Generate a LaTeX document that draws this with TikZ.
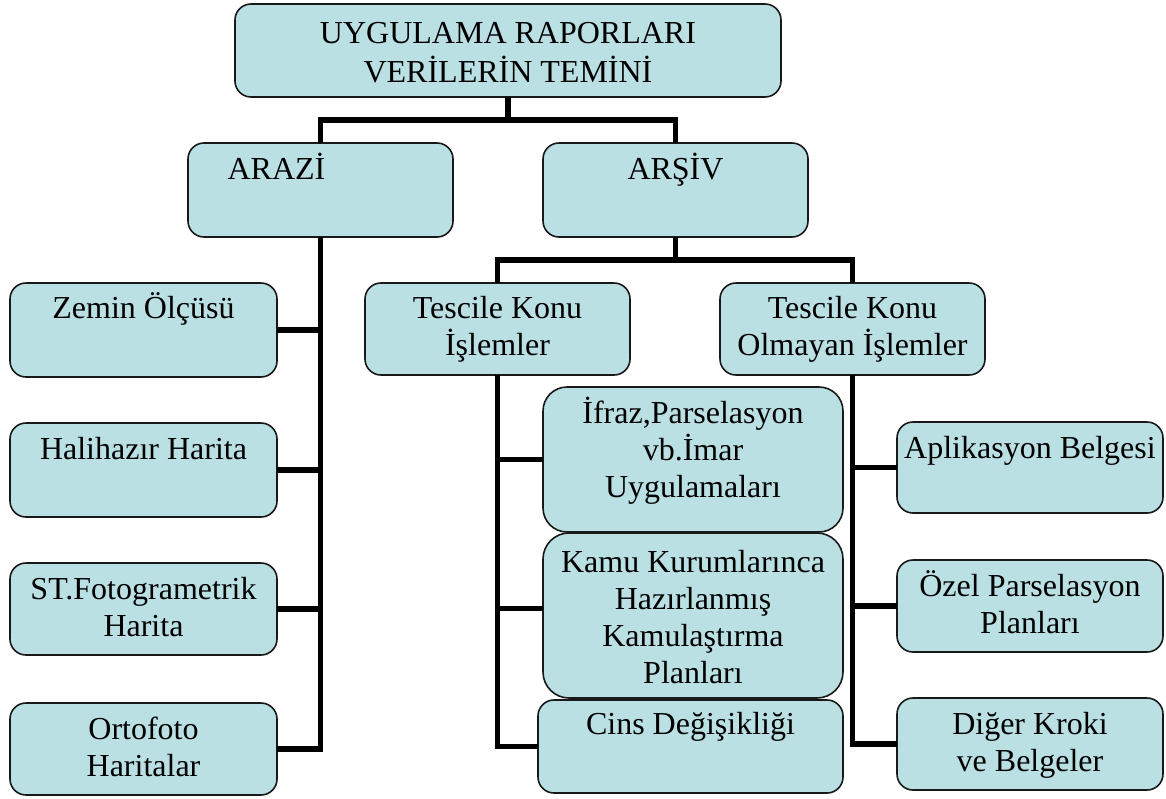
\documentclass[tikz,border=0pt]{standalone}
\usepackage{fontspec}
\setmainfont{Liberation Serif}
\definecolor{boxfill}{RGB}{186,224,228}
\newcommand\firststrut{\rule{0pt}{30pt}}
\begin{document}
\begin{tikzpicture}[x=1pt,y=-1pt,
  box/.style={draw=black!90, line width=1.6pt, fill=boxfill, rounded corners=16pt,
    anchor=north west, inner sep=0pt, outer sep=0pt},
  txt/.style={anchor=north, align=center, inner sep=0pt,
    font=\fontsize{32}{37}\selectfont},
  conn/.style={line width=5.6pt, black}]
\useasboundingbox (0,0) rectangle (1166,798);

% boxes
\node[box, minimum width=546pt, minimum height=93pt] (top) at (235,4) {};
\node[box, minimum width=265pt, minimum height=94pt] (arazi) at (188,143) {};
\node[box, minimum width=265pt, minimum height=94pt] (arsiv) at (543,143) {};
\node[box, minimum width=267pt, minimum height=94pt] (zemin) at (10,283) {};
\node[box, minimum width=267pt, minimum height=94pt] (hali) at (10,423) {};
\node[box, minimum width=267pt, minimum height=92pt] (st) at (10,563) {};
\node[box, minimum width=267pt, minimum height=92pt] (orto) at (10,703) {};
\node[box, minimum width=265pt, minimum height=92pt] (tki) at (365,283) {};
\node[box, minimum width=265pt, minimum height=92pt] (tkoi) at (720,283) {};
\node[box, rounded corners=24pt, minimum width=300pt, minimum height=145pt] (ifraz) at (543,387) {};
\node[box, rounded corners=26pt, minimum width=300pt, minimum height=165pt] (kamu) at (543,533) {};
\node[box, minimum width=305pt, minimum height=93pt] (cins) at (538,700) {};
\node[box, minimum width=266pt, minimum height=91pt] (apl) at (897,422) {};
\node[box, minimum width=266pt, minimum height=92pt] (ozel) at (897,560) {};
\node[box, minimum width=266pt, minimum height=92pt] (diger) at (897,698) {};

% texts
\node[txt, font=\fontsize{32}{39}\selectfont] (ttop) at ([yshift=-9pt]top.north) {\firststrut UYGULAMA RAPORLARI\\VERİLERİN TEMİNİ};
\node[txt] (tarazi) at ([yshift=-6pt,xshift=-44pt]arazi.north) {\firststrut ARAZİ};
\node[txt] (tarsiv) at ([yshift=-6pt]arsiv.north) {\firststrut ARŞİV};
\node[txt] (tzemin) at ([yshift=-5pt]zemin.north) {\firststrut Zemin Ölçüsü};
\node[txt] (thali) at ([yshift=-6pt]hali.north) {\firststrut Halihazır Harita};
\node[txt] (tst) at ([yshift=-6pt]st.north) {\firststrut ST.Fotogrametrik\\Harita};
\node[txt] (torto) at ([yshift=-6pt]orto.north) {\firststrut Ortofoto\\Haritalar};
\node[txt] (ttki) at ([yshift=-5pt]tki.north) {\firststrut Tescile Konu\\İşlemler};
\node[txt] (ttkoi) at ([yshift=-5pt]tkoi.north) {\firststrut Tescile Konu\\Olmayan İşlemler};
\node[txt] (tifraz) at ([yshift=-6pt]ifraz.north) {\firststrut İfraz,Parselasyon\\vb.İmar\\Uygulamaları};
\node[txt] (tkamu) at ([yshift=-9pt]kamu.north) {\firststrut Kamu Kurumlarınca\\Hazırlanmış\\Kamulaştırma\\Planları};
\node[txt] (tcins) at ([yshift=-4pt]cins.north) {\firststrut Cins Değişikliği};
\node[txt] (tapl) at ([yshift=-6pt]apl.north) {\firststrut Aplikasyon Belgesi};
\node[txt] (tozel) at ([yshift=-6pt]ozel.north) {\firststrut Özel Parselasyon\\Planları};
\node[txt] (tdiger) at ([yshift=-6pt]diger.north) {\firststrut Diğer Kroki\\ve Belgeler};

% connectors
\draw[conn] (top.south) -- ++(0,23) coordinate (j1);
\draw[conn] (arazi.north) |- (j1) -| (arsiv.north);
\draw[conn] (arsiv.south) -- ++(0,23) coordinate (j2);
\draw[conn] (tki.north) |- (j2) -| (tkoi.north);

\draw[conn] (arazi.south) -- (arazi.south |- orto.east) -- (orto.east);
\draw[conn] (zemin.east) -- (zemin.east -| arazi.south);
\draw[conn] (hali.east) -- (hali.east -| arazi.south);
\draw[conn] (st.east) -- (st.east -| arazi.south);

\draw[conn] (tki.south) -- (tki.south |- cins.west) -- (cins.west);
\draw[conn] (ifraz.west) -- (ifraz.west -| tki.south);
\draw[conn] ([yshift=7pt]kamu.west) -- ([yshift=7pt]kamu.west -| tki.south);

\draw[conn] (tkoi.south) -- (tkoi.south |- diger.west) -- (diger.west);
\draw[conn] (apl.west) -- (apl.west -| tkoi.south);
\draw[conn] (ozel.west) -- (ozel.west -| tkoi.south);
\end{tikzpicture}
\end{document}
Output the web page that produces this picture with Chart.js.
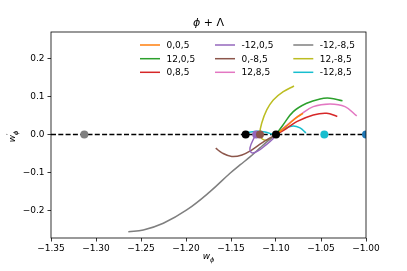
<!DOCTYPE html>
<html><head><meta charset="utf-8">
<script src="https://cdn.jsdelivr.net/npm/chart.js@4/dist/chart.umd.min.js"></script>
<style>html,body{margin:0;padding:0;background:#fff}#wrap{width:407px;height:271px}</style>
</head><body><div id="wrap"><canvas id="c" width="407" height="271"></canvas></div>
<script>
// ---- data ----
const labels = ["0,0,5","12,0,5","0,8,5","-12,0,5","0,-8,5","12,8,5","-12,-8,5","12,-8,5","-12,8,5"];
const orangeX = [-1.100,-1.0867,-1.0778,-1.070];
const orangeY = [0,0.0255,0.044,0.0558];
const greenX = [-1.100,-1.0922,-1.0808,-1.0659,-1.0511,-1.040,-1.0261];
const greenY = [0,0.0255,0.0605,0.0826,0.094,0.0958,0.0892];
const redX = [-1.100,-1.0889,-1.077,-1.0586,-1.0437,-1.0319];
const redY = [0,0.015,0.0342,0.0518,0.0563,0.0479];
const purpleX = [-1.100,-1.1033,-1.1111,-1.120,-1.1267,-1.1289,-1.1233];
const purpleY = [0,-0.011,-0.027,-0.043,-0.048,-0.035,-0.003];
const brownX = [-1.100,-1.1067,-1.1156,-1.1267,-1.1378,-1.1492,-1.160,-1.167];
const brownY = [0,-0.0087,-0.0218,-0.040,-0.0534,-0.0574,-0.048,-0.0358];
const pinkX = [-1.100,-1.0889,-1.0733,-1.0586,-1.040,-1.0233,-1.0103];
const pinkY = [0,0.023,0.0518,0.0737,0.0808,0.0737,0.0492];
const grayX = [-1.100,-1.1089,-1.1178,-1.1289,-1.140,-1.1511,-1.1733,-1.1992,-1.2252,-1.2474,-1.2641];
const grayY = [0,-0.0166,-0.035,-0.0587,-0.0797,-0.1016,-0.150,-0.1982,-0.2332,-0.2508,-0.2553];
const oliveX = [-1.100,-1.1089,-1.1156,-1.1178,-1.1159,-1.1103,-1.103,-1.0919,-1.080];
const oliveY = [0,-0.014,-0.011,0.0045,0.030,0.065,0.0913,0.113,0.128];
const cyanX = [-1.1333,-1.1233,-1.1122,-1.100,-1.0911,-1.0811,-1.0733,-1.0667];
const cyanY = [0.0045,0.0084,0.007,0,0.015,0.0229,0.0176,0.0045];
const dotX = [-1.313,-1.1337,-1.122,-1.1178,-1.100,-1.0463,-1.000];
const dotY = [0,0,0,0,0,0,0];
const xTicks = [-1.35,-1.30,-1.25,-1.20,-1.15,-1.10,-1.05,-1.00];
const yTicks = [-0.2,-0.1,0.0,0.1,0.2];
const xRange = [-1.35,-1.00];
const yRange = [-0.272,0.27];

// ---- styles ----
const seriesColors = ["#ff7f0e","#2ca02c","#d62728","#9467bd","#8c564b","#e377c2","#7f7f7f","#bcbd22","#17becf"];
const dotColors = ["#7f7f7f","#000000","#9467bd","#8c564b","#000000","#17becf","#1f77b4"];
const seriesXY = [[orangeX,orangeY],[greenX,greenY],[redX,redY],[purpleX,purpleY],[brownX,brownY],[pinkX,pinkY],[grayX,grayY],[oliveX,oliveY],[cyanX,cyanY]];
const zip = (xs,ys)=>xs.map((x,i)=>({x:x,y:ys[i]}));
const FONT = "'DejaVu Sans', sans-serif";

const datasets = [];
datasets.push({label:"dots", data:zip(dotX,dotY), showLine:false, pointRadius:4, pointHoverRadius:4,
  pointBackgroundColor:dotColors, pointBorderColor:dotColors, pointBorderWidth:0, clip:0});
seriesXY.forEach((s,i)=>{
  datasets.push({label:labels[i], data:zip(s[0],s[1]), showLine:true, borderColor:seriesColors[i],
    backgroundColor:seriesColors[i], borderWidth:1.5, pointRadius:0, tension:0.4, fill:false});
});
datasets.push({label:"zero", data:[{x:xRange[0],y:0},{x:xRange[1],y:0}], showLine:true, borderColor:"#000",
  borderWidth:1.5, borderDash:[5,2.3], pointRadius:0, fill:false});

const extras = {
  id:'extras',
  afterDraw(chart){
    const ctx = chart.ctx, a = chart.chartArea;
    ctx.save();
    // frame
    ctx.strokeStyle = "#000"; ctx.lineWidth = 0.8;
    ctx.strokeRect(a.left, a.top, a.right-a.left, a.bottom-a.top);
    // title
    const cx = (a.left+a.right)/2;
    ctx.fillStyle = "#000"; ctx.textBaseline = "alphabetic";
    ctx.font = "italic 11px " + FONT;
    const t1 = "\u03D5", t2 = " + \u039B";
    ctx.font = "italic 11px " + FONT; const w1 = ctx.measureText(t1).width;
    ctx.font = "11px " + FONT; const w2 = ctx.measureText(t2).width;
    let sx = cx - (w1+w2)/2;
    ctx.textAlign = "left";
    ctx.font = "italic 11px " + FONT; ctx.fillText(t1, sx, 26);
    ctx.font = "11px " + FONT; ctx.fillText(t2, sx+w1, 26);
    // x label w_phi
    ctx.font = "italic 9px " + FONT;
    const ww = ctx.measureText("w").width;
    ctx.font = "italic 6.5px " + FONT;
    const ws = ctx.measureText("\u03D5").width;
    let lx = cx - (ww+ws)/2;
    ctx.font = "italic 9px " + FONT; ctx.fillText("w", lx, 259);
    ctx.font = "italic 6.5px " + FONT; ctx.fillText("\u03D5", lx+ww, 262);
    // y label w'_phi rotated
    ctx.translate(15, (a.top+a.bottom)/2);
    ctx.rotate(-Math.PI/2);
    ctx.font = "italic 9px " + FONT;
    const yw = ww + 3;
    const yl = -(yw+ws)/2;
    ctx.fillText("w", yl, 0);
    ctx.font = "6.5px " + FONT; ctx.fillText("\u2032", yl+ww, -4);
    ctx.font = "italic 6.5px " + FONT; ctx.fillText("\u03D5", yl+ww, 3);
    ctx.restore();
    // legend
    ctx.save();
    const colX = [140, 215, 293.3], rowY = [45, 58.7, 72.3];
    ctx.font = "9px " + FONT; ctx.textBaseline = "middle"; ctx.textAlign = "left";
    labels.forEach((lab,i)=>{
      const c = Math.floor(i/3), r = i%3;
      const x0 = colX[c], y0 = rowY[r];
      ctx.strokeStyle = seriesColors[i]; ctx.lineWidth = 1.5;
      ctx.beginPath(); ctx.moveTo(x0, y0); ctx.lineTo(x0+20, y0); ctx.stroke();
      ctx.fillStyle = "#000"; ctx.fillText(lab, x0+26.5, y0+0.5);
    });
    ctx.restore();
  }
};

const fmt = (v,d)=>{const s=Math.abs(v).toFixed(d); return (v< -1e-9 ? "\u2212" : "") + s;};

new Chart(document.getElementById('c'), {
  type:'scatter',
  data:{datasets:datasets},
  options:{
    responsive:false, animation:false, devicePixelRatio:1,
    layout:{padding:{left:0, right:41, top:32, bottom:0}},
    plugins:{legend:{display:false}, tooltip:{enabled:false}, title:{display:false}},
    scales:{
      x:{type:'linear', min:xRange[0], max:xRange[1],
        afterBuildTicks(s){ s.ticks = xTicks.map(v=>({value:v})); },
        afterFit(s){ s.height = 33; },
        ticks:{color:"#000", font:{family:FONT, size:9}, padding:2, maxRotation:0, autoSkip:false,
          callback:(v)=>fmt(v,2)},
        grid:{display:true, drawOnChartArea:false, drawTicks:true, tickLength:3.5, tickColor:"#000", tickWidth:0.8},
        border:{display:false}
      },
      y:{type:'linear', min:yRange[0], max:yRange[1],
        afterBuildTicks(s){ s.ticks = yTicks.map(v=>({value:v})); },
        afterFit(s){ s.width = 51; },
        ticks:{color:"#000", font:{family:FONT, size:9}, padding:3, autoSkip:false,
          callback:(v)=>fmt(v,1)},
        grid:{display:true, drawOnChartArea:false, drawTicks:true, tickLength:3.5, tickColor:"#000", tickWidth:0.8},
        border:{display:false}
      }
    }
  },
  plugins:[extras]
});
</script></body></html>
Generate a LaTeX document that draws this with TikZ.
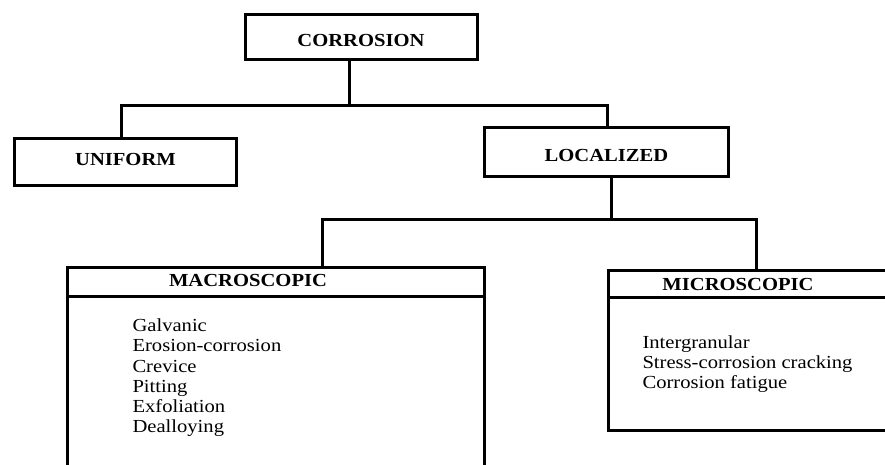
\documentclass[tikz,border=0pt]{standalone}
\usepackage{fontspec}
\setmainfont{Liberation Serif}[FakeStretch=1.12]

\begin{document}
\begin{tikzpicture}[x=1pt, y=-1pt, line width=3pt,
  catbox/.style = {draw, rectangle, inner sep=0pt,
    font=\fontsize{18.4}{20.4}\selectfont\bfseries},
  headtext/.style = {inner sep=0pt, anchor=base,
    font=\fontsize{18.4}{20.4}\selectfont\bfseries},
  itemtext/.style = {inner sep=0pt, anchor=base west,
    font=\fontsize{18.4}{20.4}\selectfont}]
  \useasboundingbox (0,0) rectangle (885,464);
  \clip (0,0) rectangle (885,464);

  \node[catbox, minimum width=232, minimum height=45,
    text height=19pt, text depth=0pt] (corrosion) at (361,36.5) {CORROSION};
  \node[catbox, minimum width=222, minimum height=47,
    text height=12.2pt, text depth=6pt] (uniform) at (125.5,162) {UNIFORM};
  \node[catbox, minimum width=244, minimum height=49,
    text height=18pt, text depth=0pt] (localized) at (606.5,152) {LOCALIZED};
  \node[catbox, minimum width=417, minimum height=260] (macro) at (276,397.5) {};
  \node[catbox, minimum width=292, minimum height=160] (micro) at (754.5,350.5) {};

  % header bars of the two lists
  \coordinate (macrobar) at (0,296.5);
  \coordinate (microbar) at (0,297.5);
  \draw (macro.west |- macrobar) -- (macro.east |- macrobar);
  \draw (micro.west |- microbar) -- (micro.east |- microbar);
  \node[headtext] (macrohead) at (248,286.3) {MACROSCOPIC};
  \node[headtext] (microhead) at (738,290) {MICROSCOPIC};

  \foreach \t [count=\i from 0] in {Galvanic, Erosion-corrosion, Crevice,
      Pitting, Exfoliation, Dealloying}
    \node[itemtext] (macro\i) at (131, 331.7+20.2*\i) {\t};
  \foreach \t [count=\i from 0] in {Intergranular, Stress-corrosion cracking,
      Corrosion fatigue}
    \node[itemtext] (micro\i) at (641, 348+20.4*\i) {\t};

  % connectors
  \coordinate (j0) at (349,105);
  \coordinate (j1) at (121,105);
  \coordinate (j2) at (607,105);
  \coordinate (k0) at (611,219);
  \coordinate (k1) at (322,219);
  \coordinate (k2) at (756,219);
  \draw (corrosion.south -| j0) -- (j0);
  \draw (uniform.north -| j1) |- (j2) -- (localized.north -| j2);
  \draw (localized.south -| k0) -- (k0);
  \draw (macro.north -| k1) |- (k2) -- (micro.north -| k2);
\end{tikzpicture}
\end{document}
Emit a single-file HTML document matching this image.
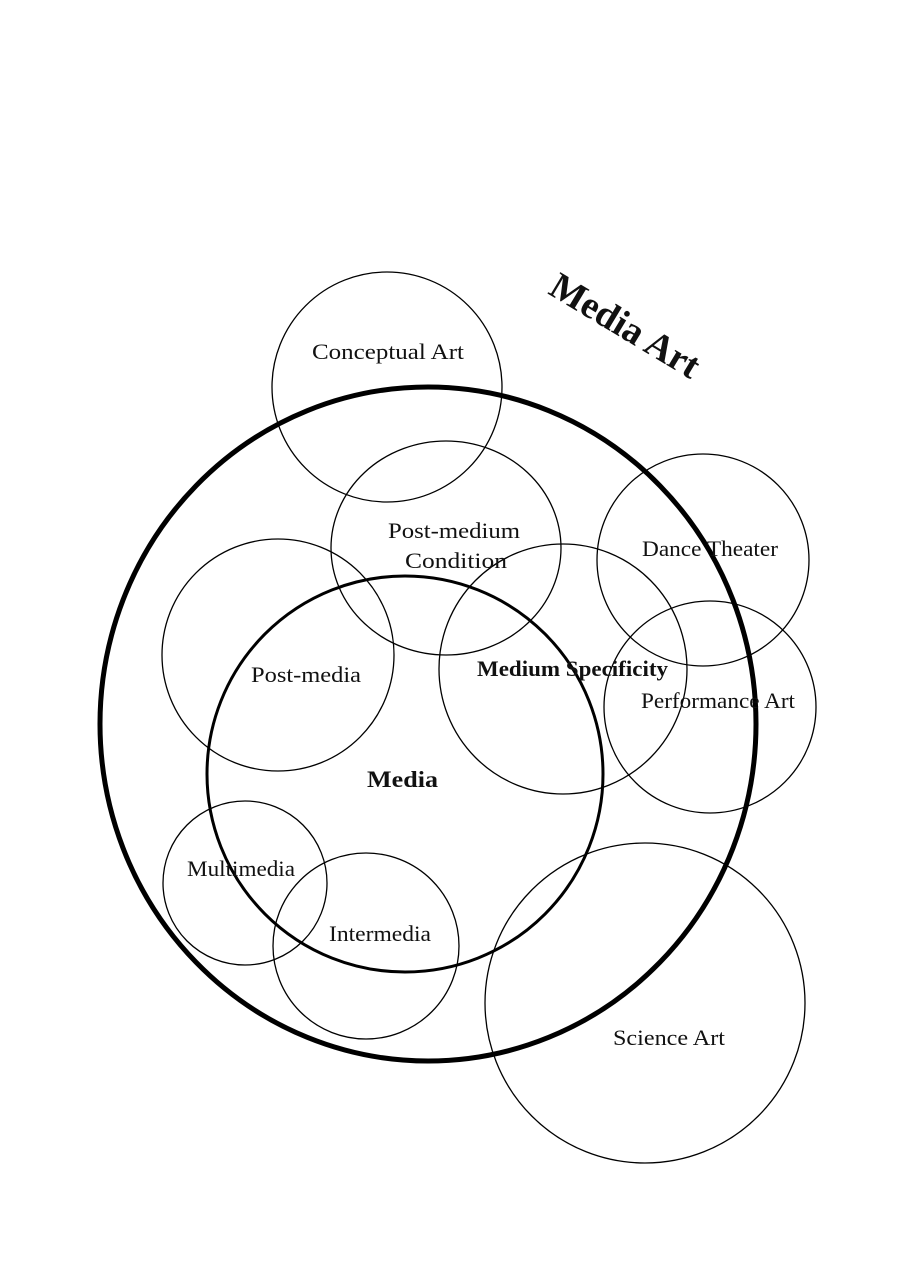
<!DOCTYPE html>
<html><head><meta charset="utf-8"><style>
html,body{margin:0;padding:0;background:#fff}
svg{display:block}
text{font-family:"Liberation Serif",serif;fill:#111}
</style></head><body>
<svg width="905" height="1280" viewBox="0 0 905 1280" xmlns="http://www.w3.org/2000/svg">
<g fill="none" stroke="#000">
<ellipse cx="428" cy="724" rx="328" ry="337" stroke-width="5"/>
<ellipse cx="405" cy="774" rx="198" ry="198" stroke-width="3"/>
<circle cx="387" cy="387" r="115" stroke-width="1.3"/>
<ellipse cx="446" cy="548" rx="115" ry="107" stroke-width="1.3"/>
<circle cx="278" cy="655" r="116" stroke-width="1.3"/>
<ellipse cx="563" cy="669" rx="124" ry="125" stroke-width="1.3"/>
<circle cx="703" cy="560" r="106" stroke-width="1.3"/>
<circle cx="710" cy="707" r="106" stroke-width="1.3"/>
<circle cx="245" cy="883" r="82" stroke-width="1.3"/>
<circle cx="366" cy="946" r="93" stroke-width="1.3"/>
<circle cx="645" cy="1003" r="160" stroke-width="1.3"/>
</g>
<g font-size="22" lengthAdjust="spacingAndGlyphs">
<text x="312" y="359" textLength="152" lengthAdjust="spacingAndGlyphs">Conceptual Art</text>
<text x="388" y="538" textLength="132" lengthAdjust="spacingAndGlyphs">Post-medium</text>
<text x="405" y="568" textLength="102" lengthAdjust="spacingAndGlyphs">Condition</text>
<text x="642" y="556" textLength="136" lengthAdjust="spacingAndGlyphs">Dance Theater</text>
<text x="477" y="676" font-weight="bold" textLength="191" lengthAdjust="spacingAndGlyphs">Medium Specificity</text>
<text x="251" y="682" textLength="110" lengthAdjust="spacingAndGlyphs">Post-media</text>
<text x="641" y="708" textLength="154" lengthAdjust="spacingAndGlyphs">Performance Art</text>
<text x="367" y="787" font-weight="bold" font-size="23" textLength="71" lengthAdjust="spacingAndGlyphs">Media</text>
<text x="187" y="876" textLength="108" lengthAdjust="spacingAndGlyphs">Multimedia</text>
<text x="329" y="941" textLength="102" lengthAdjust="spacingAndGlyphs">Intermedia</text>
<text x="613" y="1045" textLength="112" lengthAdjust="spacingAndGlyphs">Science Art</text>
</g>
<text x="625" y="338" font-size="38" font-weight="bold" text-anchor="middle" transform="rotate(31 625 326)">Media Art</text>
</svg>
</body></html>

..........

● **Stated problem**: Identify lines with the string "this". Copy each one.

● **Written response**:
Generate a LaTeX document that draws this with TikZ.
Output the web page that produces this picture with Chart.js.
Generate a LaTeX document that draws this with TikZ.
Emit a single-file HTML document matching this image.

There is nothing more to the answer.